=== Data ===
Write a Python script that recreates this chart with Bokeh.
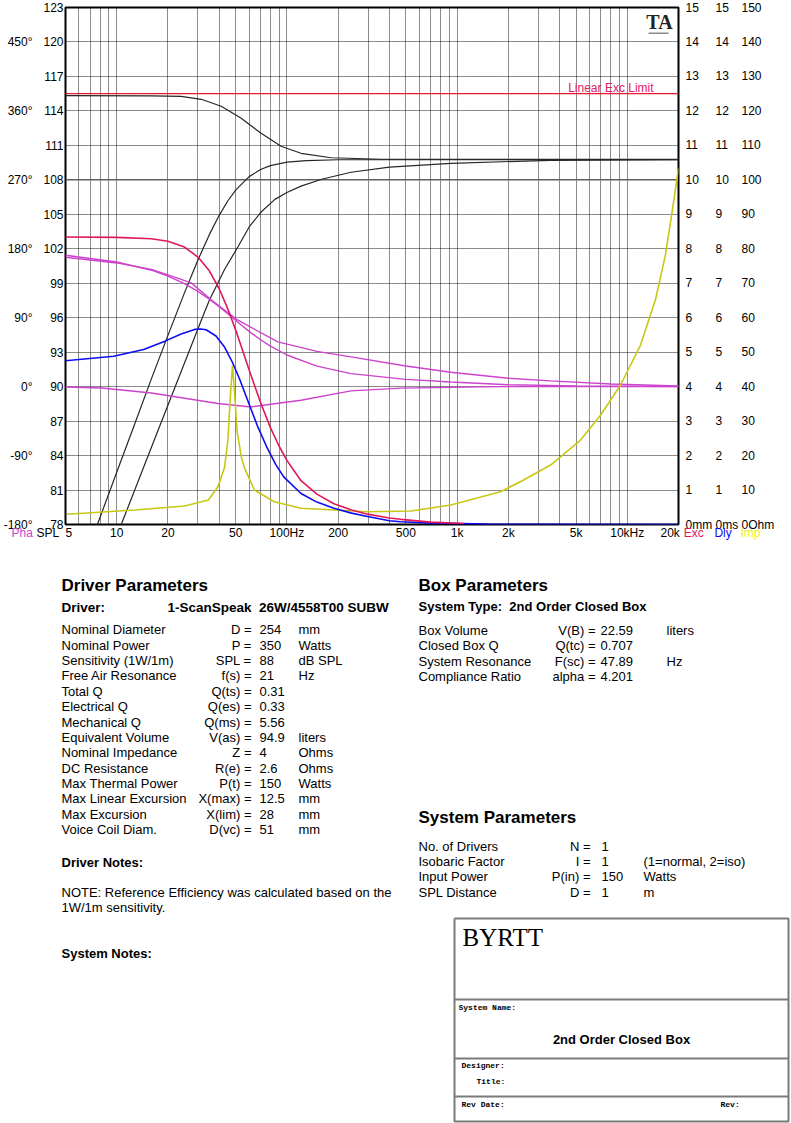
from bokeh.plotting import figure
from bokeh.models import Range1d, LinearAxis, FixedTicker, Label, ColumnDataSource
from bokeh.embed import file_html
from bokeh.resources import INLINE
from bokeh.core.properties import value

FONT = "Liberation Sans"
SERIF = "Liberation Serif"
MONO = "Liberation Mono"
NB = "\u00a0"

# ---------------- data ----------------
spl_ticks = list(range(78, 124, 3))
phase_ticks = [-180, -90, 0, 90, 180, 270, 360, 450]
mm_ticks = list(range(0, 16))
ohm_ticks = list(range(0, 151, 10))
freq_ticks = [5, 10, 20, 50, 100, 200, 500, 1000, 2000, 5000, 10000, 20000]
freq_labels = ["5", "10", "20", "50", "100Hz", "200", "500", "1k", "2k", "5k", "10kHz", "20k"]
grid_freqs = [6, 7, 8, 9, 10, 20, 30, 40, 50, 60, 70, 80, 90, 100, 200, 300, 400, 500,
              600, 700, 800, 900, 1000, 2000, 3000, 4000, 5000, 6000, 7000, 8000, 9000, 10000]

xmax_mm = 12.5        # Linear Exc Limit
ref_spl = 108

# top black curve (dB)
maxspl_f = [5, 16.0, 23.9, 31.4, 41.1, 53.9, 70.5, 92.4, 121, 182, 357, 20000]
maxspl_db = [115.33, 115.31, 115.27, 115.01, 114.4, 113.36, 112.05, 110.92, 110.31, 109.92, 109.79, 109.79]
# SPL at input power (dB)
splA_f = [7.7, 10, 12.5, 16, 20, 25, 30, 35, 40, 45, 50, 60, 70, 80, 100, 130, 200, 20000]
splA_db = [78.0, 82.55, 86.4, 90.7, 94.46, 98.16, 101.02, 103.23, 104.91, 106.18, 107.11, 108.28,
           108.9, 109.24, 109.54, 109.68, 109.75, 109.76]
# second rising curve (dB)
splB_f = [10.6, 17.5, 31.4, 35.0, 43.0, 51.7, 60, 70.5, 85, 100, 121, 160, 238, 400, 918, 3543, 20000]
splB_db = [77.95, 86.2, 95.78, 97.52, 100.2, 102.2, 103.9, 105.2, 106.3, 106.9, 107.45, 108.05, 108.66,
           109.1, 109.44, 109.7, 109.76]
# cone excursion (mm)
exc_f = [5, 10, 16, 20, 25, 30, 35, 40, 45, 50, 55, 60, 70, 80, 90, 100, 121, 150, 189, 240, 298, 400, 467, 700, 1100]
exc_mm = [8.34, 8.33, 8.29, 8.22, 8.05, 7.76, 7.36, 6.84, 6.25, 5.64, 5.04, 4.48, 3.54, 2.81, 2.27, 1.86,
          1.27, 0.88, 0.6, 0.42, 0.3, 0.19, 0.15, 0.07, 0.03]
# group delay (ms)
dly_f = [5, 9.6, 14.4, 19.2, 23.9, 28.7, 31.1, 33.5, 38.3, 43.1, 47.9, 52.7, 57.5, 62.3, 67, 76.6, 86.2,
         95.8, 121, 150, 189, 240, 298, 400, 467, 700, 1500, 20000]
dly_ms = [4.75, 4.88, 5.08, 5.32, 5.53, 5.66, 5.67, 5.65, 5.47, 5.14, 4.70, 4.22, 3.73, 3.28, 2.87, 2.22,
          1.73, 1.38, 0.9, 0.65, 0.47, 0.33, 0.23, 0.11, 0.08, 0.04, 0.01, 0.0]
# impedance (ohm)
imp_f = [5.1, 12.75, 25.05, 34.6, 39.3, 43.0, 45.0, 46.5, 47.9, 49.5, 51.0, 54.0, 56.2, 64.4, 84.3, 121,
         298, 535, 918, 1803, 2461, 3543, 5314, 6962, 9118, 11950, 14630, 16740, 18410, 20000]
imp_ohm = [2.96, 4.2, 5.36, 7.1, 10.96, 16.5, 24.5, 37.0, 46.2, 36.5, 27.0, 19.5, 16.5, 10.0, 6.6, 4.7,
           3.7, 3.9, 5.65, 9.5, 12.9, 17.25, 24.5, 31.7, 40.4, 52.0, 65.1, 78.1, 91.2, 103.3]
# phase (degrees)
ph1_f = [5, 10, 16, 20, 27.4, 35.9, 51.5, 88.4, 150, 238, 500, 918, 2000, 3543, 8000, 20000]
ph1_deg = [168.9, 161.5, 153.0, 146.0, 135.5, 113.5, 86.7, 58.4, 46.0, 38.8, 27.0, 18.8, 11.0, 7.5, 3.5, 0.9]
ph2_f = [5, 10, 16, 20, 25, 30, 35, 40, 47.9, 55, 61.6, 70, 80, 100, 150, 238, 500, 918, 2000, 5000, 20000]
ph2_deg = [171.5, 162.8, 152.0, 144.4, 134.6, 124.4, 114.3, 104.4, 90.0, 78.9, 70.2, 61.2, 52.8, 41.3,
           26.7, 17.0, 9.5, 6.0, 2.5, 1.0, 0.2]
ph3_f = [5, 8.13, 16.0, 39.3, 61.6, 121, 238, 467, 1803, 20000]
ph3_deg = [-0.4, -1.7, -8.3, -22.1, -26.5, -17.8, -5.6, -2.0, 0.0, 0.0]

# series key
key_f = [2.41, 3.38, 21500, 32500, 46200]
key_text = ["Pha", "SPL", "Exc", "Dly", "Imp"]

drv_names = ["Nominal Diameter", "Nominal Power", "Sensitivity (1W/1m)", "Free Air Resonance", "Total Q",
             "Electrical Q", "Mechanical Q", "Equivalent Volume", "Nominal Impedance", "DC Resistance",
             "Max Thermal Power", "Max Linear Excursion", "Max Excursion", "Voice Coil Diam."]
drv_syms = ["D =", "P =", "SPL =", "f(s) =", "Q(ts) =", "Q(es) =", "Q(ms) =", "V(as) =", "Z =", "R(e) =",
            "P(t) =", "X(max) =", "X(lim) =", "D(vc) ="]
drv_vals = ["254", "350", "88", "21", "0.31", "0.33", "5.56", "94.9", "4", "2.6", "150", "12.5", "28", "51"]
drv_units = ["mm", "Watts", "dB SPL", "Hz", "", "", "", "liters", "Ohms", "Ohms", "Watts", "mm", "mm", "mm"]
box_names = ["Box Volume", "Closed Box Q", "System Resonance", "Compliance Ratio"]
box_syms = ["V(B) =", "Q(tc) =", "F(sc) =", "alpha ="]
box_vals = ["22.59", "0.707", "47.89", "4.201"]
box_units = ["liters", "", "Hz", ""]
sys_names = ["No. of Drivers", "Isobaric Factor", "Input Power", "SPL Distance"]
sys_syms = ["N =", "I =", "P(in) =", "D ="]
sys_vals = ["1", "1", "150", "1"]
sys_units = ["", "(1=normal, 2=iso)", "Watts", "m"]

C_RED = "#e0185a"
C_BLUE = "#0c0cf0"
C_MAG = "#cc44cc"
C_YEL = "#c8c814"
C_BLK = "#262626"
key_colors = [C_MAG, "black", C_RED, C_BLUE, "#f0f020"]

W = 791
# ---------------- chart ----------------
p = figure(width=W, height=552, x_axis_type="log", x_range=Range1d(5, 20000), y_range=Range1d(78, 123),
           output_backend="svg", toolbar_location=None, min_border_left=64, min_border_right=113,
           min_border_top=7, min_border_bottom=28)
p.extra_y_ranges = {"deg": Range1d(-180, 495), "mm": Range1d(0, 15), "ms": Range1d(0, 15), "ohm": Range1d(0, 150)}
p.outline_line_color = "black"
p.outline_line_width = 2
p.background_fill_color = "white"
p.border_fill_color = "white"

def style_axis(ax, standoff):
    ax.axis_line_color = None
    ax.major_tick_line_color = None
    ax.minor_tick_line_color = None
    ax.major_tick_out = 0
    ax.major_tick_in = 0
    ax.major_label_standoff = standoff
    ax.major_label_text_font = FONT
    ax.major_label_text_font_size = "12px"
    ax.major_label_text_color = "black"

# end labels nudged inward like the original printout
xlab = dict(zip(freq_ticks, freq_labels))
xlab[5] = NB * 2 + xlab[5]
xlab[20000] = xlab[20000] + NB * 5
xa = p.xaxis[0]
xa.ticker = FixedTicker(ticks=freq_ticks)
xa.major_label_overrides = xlab
style_axis(xa, 1)
ya = p.yaxis[0]
ya.ticker = FixedTicker(ticks=spl_ticks)
ya.major_label_overrides = {t: str(t) for t in spl_ticks}
style_axis(ya, 2)
da = LinearAxis(y_range_name="deg", ticker=FixedTicker(ticks=phase_ticks),
                major_label_overrides={t: f"{t}\u00b0" for t in phase_ticks})
style_axis(da, 8)
p.add_layout(da, "left")
for name, ticks, unit, so in [("mm", mm_ticks, "mm", 7), ("ms", mm_ticks, "ms", 0), ("ohm", ohm_ticks, "Ohm", 0)]:
    ax = LinearAxis(y_range_name=name, ticker=FixedTicker(ticks=ticks),
                    major_label_overrides={t: (f"0{unit}" if t == 0 else str(t)) for t in ticks})
    style_axis(ax, so)
    p.add_layout(ax, "right")

p.xgrid.ticker = FixedTicker(ticks=grid_freqs)
p.ygrid.ticker = FixedTicker(ticks=spl_ticks)
for g in (p.xgrid[0], p.ygrid[0]):
    g.grid_line_color = "#000000"
    g.grid_line_alpha = 0.9
    g.grid_line_dash = "1 1"
    g.grid_line_width = 1

p.line(x=[5, 20000], y=[ref_spl, ref_spl], line_color="#606060", line_width=1.5)
p.line(x=[5, 20000], y=[xmax_mm, xmax_mm], y_range_name="mm", line_color="#e81830", line_width=1.2)

p.line(maxspl_f, maxspl_db, line_color=C_BLK, line_width=1.2)
p.line(splA_f, splA_db, line_color=C_BLK, line_width=1.2)
p.line(splB_f, splB_db, line_color=C_BLK, line_width=1.2)
p.line(ph1_f, ph1_deg, y_range_name="deg", line_color=C_MAG, line_width=1.4)
p.line(ph2_f, ph2_deg, y_range_name="deg", line_color=C_MAG, line_width=1.4)
p.line(ph3_f, ph3_deg, y_range_name="deg", line_color=C_MAG, line_width=1.4)
p.line(imp_f, imp_ohm, y_range_name="ohm", line_color=C_YEL, line_width=1.6)
p.line(dly_f, dly_ms, y_range_name="ms", line_color=C_BLUE, line_width=1.6)
p.line(exc_f, exc_mm, y_range_name="mm", line_color=C_RED, line_width=1.6)

p.add_layout(Label(x=14270, y=12.66, y_range_name="mm", text="Linear Exc Limit", text_align="right",
                   text_baseline="middle", text_color="#e0206a", text_font=FONT, text_font_size="12px"))
p.add_layout(Label(x=15470, y=121.7, text="TA", text_align="center", text_baseline="middle",
                   text_color="#222222", text_font=SERIF, text_font_style="bold", text_font_size="20px"))
p.segment(x0=[13340], y0=[120.75], x1=[17480], y1=[120.75], line_color="#8a8a8a", line_width=1.5)

# series key below the frame, drawn on the overlay level so it is not clipped
p.text(x=key_f, y=[77.3] * len(key_f), text=key_text, text_color=key_colors, text_font=value(FONT),
       text_font_size="12px", text_align="left", text_baseline="middle", level="overlay")

# ---------------- text page ----------------
Y0 = 552
t = figure(width=W, height=1123 - Y0, x_range=Range1d(0, W), y_range=Range1d(1123, Y0),
           output_backend="svg", toolbar_location=None, min_border=0,
           x_axis_location=None, y_axis_location=None)
t.outline_line_color = None
t.grid.visible = False
t.background_fill_color = "white"
t.border_fill_color = "white"

def txt(xs, ys, texts, size="13px", style="normal", align="left", font=FONT, color="black"):
    src = ColumnDataSource(dict(x=xs, y=ys, t=texts))
    t.text(x="x", y="y", text="t", source=src, text_font=value(font), text_font_size=size,
           text_font_style=style, text_align=align, text_baseline="middle", text_color=color)

STEP = 15.38
txt([61], [585], ["Driver Parameters"], size="17px", style="bold")
txt([61, 167], [607, 607], ["Driver:", "1-ScanSpeak" + NB + " 26W/4558T00 SUBW"], size="13.5px", style="bold")
rows = [629.3 + i * STEP for i in range(len(drv_names))]
txt([61] * len(rows), rows, drv_names)
txt([251] * len(rows), rows, drv_syms, align="right")
txt([259] * len(rows), rows, drv_vals)
txt([298] * len(rows), rows, drv_units)
txt([61], [861.5], ["Driver Notes:"], style="bold")
txt([61, 61], [891.7, 906.9], ["NOTE: Reference Efficiency was calculated based on the", "1W/1m sensitivity."])
txt([61], [953], ["System Notes:"], style="bold")

txt([418], [585], ["Box Parameters"], size="17px", style="bold")
txt([418], [606], ["System Type:" + NB + " 2nd Order Closed Box"], style="bold")
rows = [630 + i * STEP for i in range(len(box_names))]
txt([418] * 4, rows, box_names)
txt([595] * 4, rows, box_syms, align="right")
txt([600] * 4, rows, box_vals)
txt([666] * 4, rows, box_units)

txt([418], [817], ["System Parameters"], size="17px", style="bold")
rows = [845.5 + i * STEP for i in range(len(sys_names))]
txt([418] * 4, rows, sys_names)
txt([590] * 4, rows, sys_syms, align="right")
txt([601] * 4, rows, sys_vals)
txt([643] * 4, rows, sys_units)

BL, BR, BT, BB = 454, 788, 918, 1121
dividers = [999, 1058, 1096]
t.multi_line(xs=[[BL, BR, BR, BL, BL]] + [[BL, BR] for _ in dividers],
             ys=[[BT, BT, BB, BB, BT]] + [[d, d] for d in dividers],
             line_color="#7a7a7a", line_width=2)
txt([462], [937], ["BYRTT"], size="25px", font=SERIF)
txt([458, 461, 476, 461, 720], [1007, 1065, 1081, 1104, 1104],
    ["System Name:", "Designer:", "Title:", "Rev Date:", "Rev:"], size="8px", style="bold", font=MONO)
txt([621], [1039], ["2nd Order Closed Box"], size="13px", style="bold", align="center")

open("out.html", "w").write(file_html([p, t], INLINE))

=== Exercise directions ===
Begin at the top of the material above and output each line exactly, stopping after the line that holds "ref_spl = 108". Leave out pictures.

=== Solved exercise ===
Write a Python script that recreates this chart with Bokeh.
from bokeh.plotting import figure
from bokeh.models import Range1d, LinearAxis, FixedTicker, Label, ColumnDataSource
from bokeh.embed import file_html
from bokeh.resources import INLINE
from bokeh.core.properties import value

FONT = "Liberation Sans"
SERIF = "Liberation Serif"
MONO = "Liberation Mono"
NB = "\u00a0"

# ---------------- data ----------------
spl_ticks = list(range(78, 124, 3))
phase_ticks = [-180, -90, 0, 90, 180, 270, 360, 450]
mm_ticks = list(range(0, 16))
ohm_ticks = list(range(0, 151, 10))
freq_ticks = [5, 10, 20, 50, 100, 200, 500, 1000, 2000, 5000, 10000, 20000]
freq_labels = ["5", "10", "20", "50", "100Hz", "200", "500", "1k", "2k", "5k", "10kHz", "20k"]
grid_freqs = [6, 7, 8, 9, 10, 20, 30, 40, 50, 60, 70, 80, 90, 100, 200, 300, 400, 500,
              600, 700, 800, 900, 1000, 2000, 3000, 4000, 5000, 6000, 7000, 8000, 9000, 10000]

xmax_mm = 12.5        # Linear Exc Limit
ref_spl = 108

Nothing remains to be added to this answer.